Do you have a favorite moment from your career?
Yes. When I was managing the Red Sox, we were supposed to win, and we wound up second all the time. I went to the Cubs, and Jim Frey was the general manager. And I went to the Cubs, and we went to Arizona, and I think we were 5-28 in spring training [in 1989]. It was terrible. And Jim Frey said to me, “You think we can win 81 games and lose 81 games?” I said, “Jimmy, if we win 81 games, then you and I will dance down Michigan Avenue together.” I had five rookies in the lineup. Guys kept saying, “Well, you can’t win with five rookies and a rookie catcher.” And I said “What do you want me to do, get an old-man catcher that can’t do nothing? Or do you want to have a young catcher that could do some things?” And that was Joe Girardi. And the season was half over, we’re like two games out of first. I said, “Why can’t we can’t we be as good as them.” This team played so great, it was unbelievable. When we clinched [the division, in Montreal], that’s the happiest moment of my life. It’s a team that everybody picked last. Every sportswriter in the country picked us last. And I would have picked us last, too. But the players, they just played their hearts out. And when we won, that’s the happiest time of my life. And that was my biggest thrill.

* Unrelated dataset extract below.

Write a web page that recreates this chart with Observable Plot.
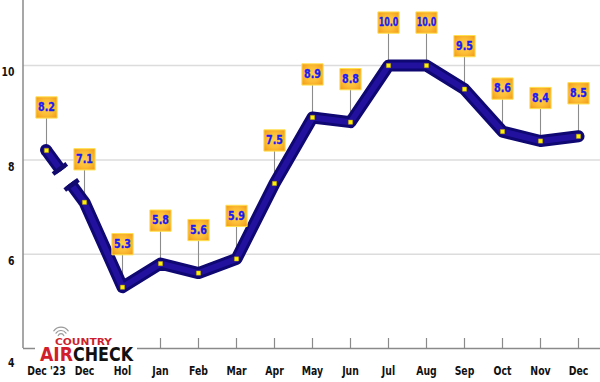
<!DOCTYPE html>
<html><head><meta charset="utf-8">
<script src="https://cdn.jsdelivr.net/npm/d3@7"></script>
<script src="https://cdn.jsdelivr.net/npm/@observablehq/plot@0.6"></script>
<style>
body{margin:0;background:#fff;}
#wrap{position:relative;width:600px;height:382px;overflow:hidden;background:#fff;}
#logo{position:absolute;left:35px;top:326px;}
</style></head><body>
<div id="wrap">
</div>
<script>
const categories = ["Dec '23","Dec","Hol","Jan","Feb","Mar","Apr","May","Jun","Jul","Aug","Sep","Oct","Nov","Dec"];
const values = [8.2,7.1,5.3,5.8,5.6,5.9,7.5,8.9,8.8,10.0,10.0,9.5,8.6,8.4,8.5];
const yTicks = [6,8,10];
const yBottomTick = [4];
const gridValues = [6,8,10];
const breakAfter = 0; // scale break between first and second point

const data = categories.map((c, i) => ({i, c, v: values[i]}));
const mainData = data.filter(d => d.i > breakAfter);
const FONT = "'DejaVu Sans Condensed','DejaVu Sans',sans-serif";

function getArgs(args){
  const scales = args.find(a => a && typeof a.x === "function" && typeof a.y === "function");
  const dims = args.find(a => a && typeof a === "object" && "marginLeft" in a && "width" in a);
  return {scales, dims};
}
const svgNS = "http://www.w3.org/2000/svg";
const OUTER = "#0f0772", INNER = "#22119f";

// decorative break pieces between point 0 and point 1
function breakMark(layer){
  return function(...args){
    const {scales} = getArgs(args);
    const g = document.createElementNS(svgNS, "g");
    const a = data[breakAfter], b = data[breakAfter+1];
    const x0 = scales.x(a.i), y0 = scales.y(a.v), x1 = scales.x(b.i), y1 = scales.y(b.v);
    const dx = x1-x0, dy = y1-y0, L = Math.hypot(dx,dy), ux = dx/L, uy = dy/L, nx = -uy, ny = ux;
    const tA = 0.40, tB = 0.64;
    const pA = [x0+dx*tA, y0+dy*tA], pB = [x0+dx*tB, y0+dy*tB];
    const seg = (p, q, w, col) => {
      const l = document.createElementNS(svgNS, "line");
      l.setAttribute("x1", p[0]); l.setAttribute("y1", p[1]);
      l.setAttribute("x2", q[0]); l.setAttribute("y2", q[1]);
      l.setAttribute("stroke", col); l.setAttribute("stroke-width", w);
      l.setAttribute("stroke-linecap", "butt");
      g.appendChild(l);
    };
    const circ = (p, r, col) => {
      const c = document.createElementNS(svgNS, "circle");
      c.setAttribute("cx", p[0]); c.setAttribute("cy", p[1]); c.setAttribute("r", r);
      c.setAttribute("fill", col); g.appendChild(c);
    };
    if (layer === "outer") {
      seg([x0,y0], pA, 12, OUTER); circ([x0,y0], 6, OUTER);
      seg(pB, [x1,y1], 12, OUTER);
    } else {
      seg([x0,y0], pA, 6, INNER); circ([x0,y0], 3, INNER);
      seg(pB, [x1,y1], 6, INNER);
      const bar = (p, s) => {
        const c = [p[0]+ux*2.2*s, p[1]+uy*2.2*s];
        seg([c[0]-nx*8.5, c[1]-ny*8.5], [c[0]+nx*8.5, c[1]+ny*8.5], 4.5, "#12096f");
      };
      bar(pA, -1); bar(pB, 1);
    }
    return g;
  };
}

function defsMark(...args){
  const g = document.createElementNS(svgNS, "defs");
  g.innerHTML = `<radialGradient id="boxgrad" cx="50%" cy="50%" r="65%">
    <stop offset="0%" stop-color="#ffd24a"/><stop offset="55%" stop-color="#fcbd35"/><stop offset="100%" stop-color="#f39c1c"/></radialGradient>`;
  return g;
}

function axisLines(...args){
  const {dims} = getArgs(args);
  const g = document.createElementNS(svgNS, "g");
  const l = document.createElementNS(svgNS, "line");
  l.setAttribute("x1", dims.marginLeft); l.setAttribute("x2", dims.marginLeft);
  l.setAttribute("y1", dims.marginTop); l.setAttribute("y2", dims.height - dims.marginBottom);
  l.setAttribute("stroke", "#8a8a8a"); l.setAttribute("stroke-width", 1.5);
  g.appendChild(l);
  return g;
}

const plot = Plot.plot({
  width: 600,
  height: 382,
  marginLeft: 23,
  marginRight: 0,
  marginTop: 0,
  marginBottom: 34,
  style: {background: "#fff", fontFamily: FONT, overflow: "visible"},
  x: {type: "point", domain: data.map(d => d.i), padding: 0.5, axis: null},
  y: {domain: [4, 11.38], axis: null},
  marks: [
    defsMark,
    Plot.ruleY(gridValues, {stroke: "#dcdcdc", strokeWidth: 1.5}),
    Plot.ruleY(yBottomTick, {stroke: "#8a8a8a", strokeWidth: 1.5}),
    axisLines,
    Plot.ruleX(data, {x: "i", y1: () => 4, y2: () => 4, insetBottom: 10, stroke: "#8a8a8a", strokeWidth: 1.2}),
    Plot.axisX({label: null, tickSize: 0, tickPadding: 18.5, tickFormat: i => categories[i], fontWeight: "bold", fontSize: 11.5, fill: "#111", stroke: "#111", strokeWidth: 0.35}),
    Plot.axisY(yTicks, {label: null, tickSize: 0, tickPadding: 9, dy: 7, fontWeight: "bold", fontSize: 12, fill: "#111", stroke: "#111", strokeWidth: 0.35}),
    Plot.axisY(yBottomTick, {label: null, tickSize: 0, tickPadding: 9, dy: 15, fontWeight: "bold", fontSize: 12, fill: "#111", stroke: "#111", strokeWidth: 0.35}),
    // leader lines
    Plot.ruleX(data, {x: "i", y1: "v", y2: "v", insetBottom: 36, stroke: "#8c8c8c", strokeWidth: 1.1}),
    // line
    Plot.line(mainData, {x: "i", y: "v", stroke: OUTER, strokeWidth: 12, strokeLinejoin: "round", strokeLinecap: "round"}),
    breakMark("outer"),
    Plot.line(mainData, {x: "i", y: "v", stroke: INNER, strokeWidth: 6, strokeLinejoin: "round", strokeLinecap: "round"}),
    breakMark("inner"),
    // point markers
    Plot.dot(data, {x: "i", y: "v", symbol: "square", r: 2.4, fill: "#fff200", stroke: "#b8a000", strokeWidth: 0.4}),
    // label boxes
    Plot.dot(data, {x: "i", y: "v", dy: -43, symbol: "square", r: 12, fill: "url(#boxgrad)", stroke: "#ffe14d", strokeWidth: 1}),
    Plot.text(data, {x: "i", y: "v", dy: -43, text: d => d.v.toFixed(1), fill: "#1a1af5", stroke: "#1a1af5", strokeWidth: 0.3, fontWeight: "bold", fontSize: 11.5, fontFamily: FONT})
  ]
});
document.getElementById("wrap").appendChild(plot);

// condense the heavy labels horizontally, like the original's condensed face
plot.querySelectorAll('g[aria-label="x-axis tick label"] text').forEach(t => {
  const w = t.getComputedTextLength();
  t.setAttribute("textLength", (w * 0.9).toFixed(1));
  t.setAttribute("lengthAdjust", "spacingAndGlyphs");
});
plot.querySelectorAll('g[aria-label="y-axis tick label"] text').forEach(t => {
  const w = t.getComputedTextLength();
  t.setAttribute("textLength", (w * 0.86).toFixed(1));
  t.setAttribute("lengthAdjust", "spacingAndGlyphs");
});
plot.querySelectorAll('g[aria-label="text"] text').forEach(t => {
  const w = t.getComputedTextLength();
  t.setAttribute("textLength", Math.min(w * 0.92, 19.5).toFixed(1));
  t.setAttribute("lengthAdjust", "spacingAndGlyphs");
});

// logo overlay
const logo = `<svg id="logo" xmlns="http://www.w3.org/2000/svg" width="102" height="38" viewBox="0 0 102 38">
  <rect x="0" y="0" width="102" height="38" fill="#fff"/>
  <g fill="none" stroke="#9a9a9a" stroke-width="1.2" stroke-linecap="round">
    <path d="M23.2 9.6 A3 3 0 0 1 28.8 9.6"/>
    <path d="M21 7.2 A6 6 0 0 1 31 7.2"/>
    <path d="M18.8 4.8 A9 9 0 0 1 33.2 4.8"/>
  </g>
  <text x="20" y="19" font-family="'DejaVu Sans',sans-serif" font-weight="bold" font-size="9" fill="#cc1f2d" textLength="57" lengthAdjust="spacingAndGlyphs">COUNTRY</text>
  <text x="5" y="35" font-family="'DejaVu Sans',sans-serif" font-weight="bold" font-size="19" fill="#d21e2b" textLength="33" lengthAdjust="spacingAndGlyphs">AIR</text>
  <text x="38" y="35" font-family="'DejaVu Sans',sans-serif" font-weight="bold" font-size="19" fill="#111" textLength="60" lengthAdjust="spacingAndGlyphs">CHECK</text>
</svg>`;
document.getElementById("wrap").insertAdjacentHTML("beforeend", logo);
</script>
</body></html>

Do you have a toughest loss?
Yeah. Yeah, yeah, yeah. We win 99 games and tied for pennant, and the Yankees beat us in the one game playoff.
You must have run into Bucky Dent while you were with the Yankees. Was that ever hard?
No. In baseball, things like that happen, and you move on. That’s all. It was a tough loss. Real tough. I had players when the game was over that was actually crying. And I was probably crying with them. But that’s over. That’s what happens if you want to be in this game.